Earlier this month 45 Commando led 400 of their fellow commandos from the Royal Marines’ three main fighting units into the snow and sub-zero temperatures of the Scottish Highlands as they honed winter warfare skills ahead of deploying to northern Norway. In Scandinavia, the Marines can expect temperatures as low as -30˚C, much colder than the -12˚C experiences on the slopes of the Highlands.

The other Royal Marine presence in Scotland is 43 Commando who are based at Her Majesty’s Naval Base (HMNB) Clyde where they protect the UK’s independent nuclear deterrent. Both units are part of the Royal Navy’s elite amphibious infantry who are ready to deploy at short notice both at home and overseas.

45 Commando

  • In addition to 650 commandos, 45 Commando employs 30 MOD civilians.

  • The unit moved to Arbroath and RM Condor in 1971 after spending much of the 1950s and 60s deployed.

  • Their 1982 Falklands Campaign saw major action with the capture of Two Sisters Mountain, which shaped modern Commando, mountain and cold weather warfare.
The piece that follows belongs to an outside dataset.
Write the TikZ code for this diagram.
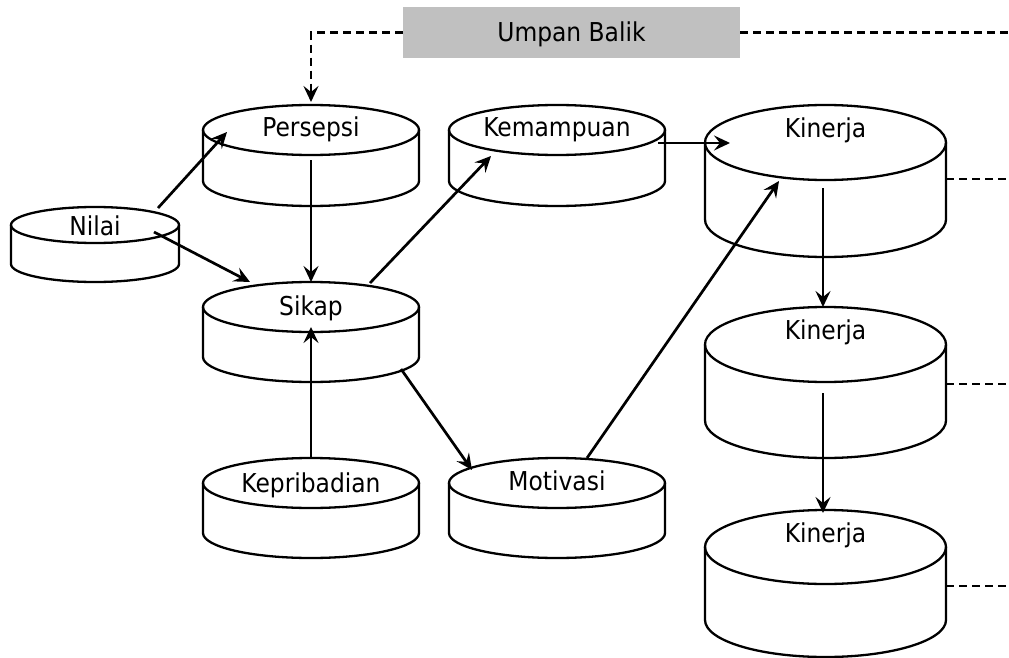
\documentclass[tikz,border=0pt]{standalone}
\usepackage{fontspec}
\setmainfont{DejaVu Sans Condensed}
\usetikzlibrary{arrows.meta,calc}
\definecolor{fbgray}{HTML}{C0C0C0}
\newcommand\cylnode[8]{%
  \node[cylbox, minimum width=#4, minimum height=#5] (#1) at (#2,{#3+#5/2}) {};
  \draw[cylline] ($(#1.north west)+(0,#6)$) -- ($(#1.south west)+(0,-#6)$)
     arc[start angle=180, end angle=0, x radius={#4/2}, y radius=#6]
     -- ($(#1.north east)+(0,#6)$);
  \draw[cylline] ($(#1.north)+(0,#6)$) ellipse[x radius={#4/2}, y radius=#6];
  \node[lbl] (#1-label) at (#2,#8) {#7};
}
\begin{document}
\begin{tikzpicture}[x=1pt,y=-1pt,
  cylbox/.style={draw=none, rectangle, inner sep=0pt, outer sep=0pt},
  cylline/.style={draw=black, line width=2.3pt},
  lbl/.style={inner sep=0pt, anchor=base, font=\fontsize{26}{30}\selectfont},
  tip/.style={-{Stealth[length=16pt,width=15pt,inset=6pt]}},
  arr/.style={draw=black, line width=2.7pt, tip},
  fb/.style={draw=black, line width=2.6pt, dash pattern=on 8pt off 5pt},
  fbr/.style={draw=black, line width=2pt, dash pattern=on 8pt off 5pt},
  fbbox/.style={fill=fbgray, draw=none, minimum width=337, minimum height=51,
     inner sep=0pt, text height=19pt, text depth=0pt, font=\fontsize{26}{30}\selectfont}]
\useasboundingbox (0,0) rectangle (1009,658);

% cylinders: name, cx, top, width, height, ry, text, baseline
\cylnode{nilai}{95}{207}{168}{75}{18}{Nilai}{235}
\cylnode{persepsi}{311}{105}{216}{101}{25}{Persepsi}{137}
\cylnode{kemampuan}{557}{105}{216}{101}{25}{Kemampuan}{137}
\cylnode{sikap}{311}{282}{216}{100}{25}{Sikap}{315}
\cylnode{kepribadian}{311}{458}{216}{100}{25}{Kepribadian}{492}
\cylnode{motivasi}{557}{458}{216}{100}{25}{Motivasi}{490}
\cylnode{kinerjaA}{825.5}{105}{241}{152}{37.5}{Kinerja}{138}
\cylnode{kinerjaB}{825.5}{307}{241}{151}{37.5}{Kinerja}{339}
\cylnode{kinerjaC}{825.5}{510}{241}{147}{37}{Kinerja}{542}

% feedback box
\node[fbbox] (umpan) at (571.5,32.5) {Umpan Balik};
\coordinate (fbend) at (1009,32.5);
\coordinate (endA) at (1009,179);
\coordinate (endB) at (1009,384);
\coordinate (endC) at (1009,586);

% connectors
\draw[arr] ($(nilai)+(63,-36.5)$) -- ($(persepsi)+(-84,-23.5)$);
\draw[arr] ($(nilai)+(59,-12.5)$) -- ($(sikap)+(-61,-50)$);
\draw[arr] ($(persepsi)+(0,4.5)$) -- (sikap.north);
\draw[arr] (kepribadian.north) -- ($(sikap)+(0,-5)$);
\draw[arr] ($(sikap)+(59,-49)$) -- ($(kemampuan)+(-66,0.5)$);
\draw[arr] ($(sikap)+(90,37)$) -- ($(motivasi)+(-85,-38)$);
\draw[arr] ($(kemampuan)+(101,-12.5)$) -- ($(kinerjaA)+(-95.5,-38)$);
\draw[arr] ($(motivasi)+(30,-50)$) -- ($(kinerjaA)+(-46.5,0)$);
\draw[arr] ($(kinerjaA)+(-2.5,7)$) -- ($(kinerjaB)+(-2.5,-75.5)$);
\draw[arr] ($(kinerjaB)+(-2.5,10.5)$) -- ($(kinerjaC)+(-2.5,-70.5)$);

% feedback dashed lines
\draw[fb, tip] (umpan.west) -| ($(persepsi.north)+(0,-3)$);
\draw[fb] (umpan.east) -- (fbend);
\draw[fbr] ($(kinerjaA.east)+(0,-2)$) -- (endA);
\draw[fbr] ($(kinerjaB.east)+(0,1.5)$) -- (endB);
\draw[fbr] ($(kinerjaC.east)+(0,2.5)$) -- (endC);
\end{tikzpicture}
\end{document}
  • The Unit deployed to Iraq in 2003 on Operation TELIC 1, and to Afghanistan on various Operation HERRICK deployments in 2006, 2008, 2011 in Sangin, Nad Ali and Helmand Province.

Defence Budget

  • The UK is investing £178bn in a decade long equipment programme.
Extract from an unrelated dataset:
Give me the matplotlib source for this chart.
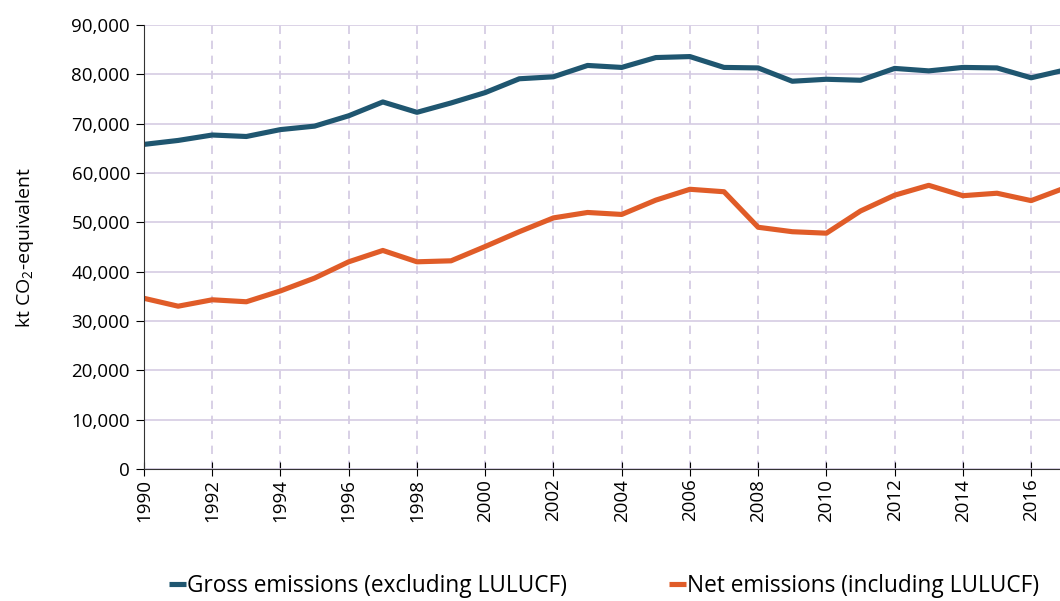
import numpy as np
import matplotlib
matplotlib.use("Agg")
import matplotlib.pyplot as plt

# data (kt CO2-equivalent)
years = list(range(1990, 2018))
gross = [65.8, 66.6, 67.7, 67.4, 68.8, 69.5, 71.6, 74.4, 72.3, 74.2, 76.3, 79.1, 79.5, 81.8,
         81.4, 83.4, 83.6, 81.4, 81.3, 78.6, 79.0, 78.8, 81.2, 80.7, 81.4, 81.3, 79.3, 80.9]
net = [34.6, 33.0, 34.3, 33.9, 36.1, 38.7, 42.0, 44.3, 42.0, 42.2, 45.1, 48.1, 50.9, 52.0,
       51.6, 54.5, 56.7, 56.2, 49.0, 48.1, 47.8, 52.3, 55.5, 57.5, 55.4, 55.9, 54.4, 57.0]
gross = [v * 1000 for v in gross]
net = [v * 1000 for v in net]
labels = ["Gross emissions (excluding LULUCF)", "Net emissions (including LULUCF)"]

plt.rcParams['font.family'] = ['Open Sans', 'DejaVu Sans']
plt.rcParams['mathtext.fontset'] = 'custom'
plt.rcParams['mathtext.rm'] = 'Open Sans'
plt.rcParams['mathtext.it'] = 'Open Sans'

fig = plt.figure(figsize=(10.6, 6.01), dpi=100)
ax = fig.add_axes([144 / 1060, 1 - 469 / 601, 1 - 144 / 1060, 444 / 601])

ax.plot(years, gross, color='#1f5670', lw=3.7, label=labels[0], solid_capstyle='butt')
ax.plot(years, net, color='#e05c28', lw=3.7, label=labels[1], solid_capstyle='butt')

ax.set_xlim(1990, 1990 + (1060 - 144) / 34.12)
ax.set_ylim(0, 90000)
ax.set_yticks(np.arange(0, 90001, 10000))
ax.set_yticklabels([f"{v:,}" for v in range(0, 90001, 10000)])
ax.set_xticks(range(1990, 2017, 2))
ax.tick_params(axis='x', labelrotation=90, direction='inout', length=10, labelsize=13.5, pad=2)
ax.tick_params(axis='y', direction='out', length=6, labelsize=13.5, pad=4)

ax.grid(axis='y', color='#d5cce3', lw=1.2, ls='-')
ax.grid(axis='x', color='#d2c8e2', lw=1.2, ls=(0, (5, 4)))
ax.set_axisbelow(True)

for s in ['top', 'right']:
    ax.spines[s].set_visible(False)
ax.spines['left'].set_color('#333333')
ax.spines['bottom'].set_color('#333333')

ax.set_ylabel("kt CO$_2$-equivalent", fontsize=14)
ax.yaxis.set_label_coords(-0.118, 0.5)

fig.legend(loc='center', bbox_to_anchor=(604 / 1060, 1 - 586 / 601), ncol=2, frameon=False,
           fontsize=16.3, handlelength=0.75, handletextpad=0.05, columnspacing=4.5)

fig.savefig("out.png", dpi=100)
  • The UK Defence budget has a “double lock” which ensures that it will rise every year by at least 0.5% annually, above inflation and always exceed 2% of GDP.

UK

  • The UK Government is firmly committed to the future of Defence in Scotland and its continued vital role in Defence.

  • Scotland is home to military bases that provide essential capabilities for the Defence of the UK as a whole.

  • By 2020, Scotland will be home to all of the Royal Navy’s submarines, one of the Army’s engagement and resilience Infantry Brigades, one of three RAF fast jet main operating bases and new P8 Poseidon Maritime Patrol Aircraft.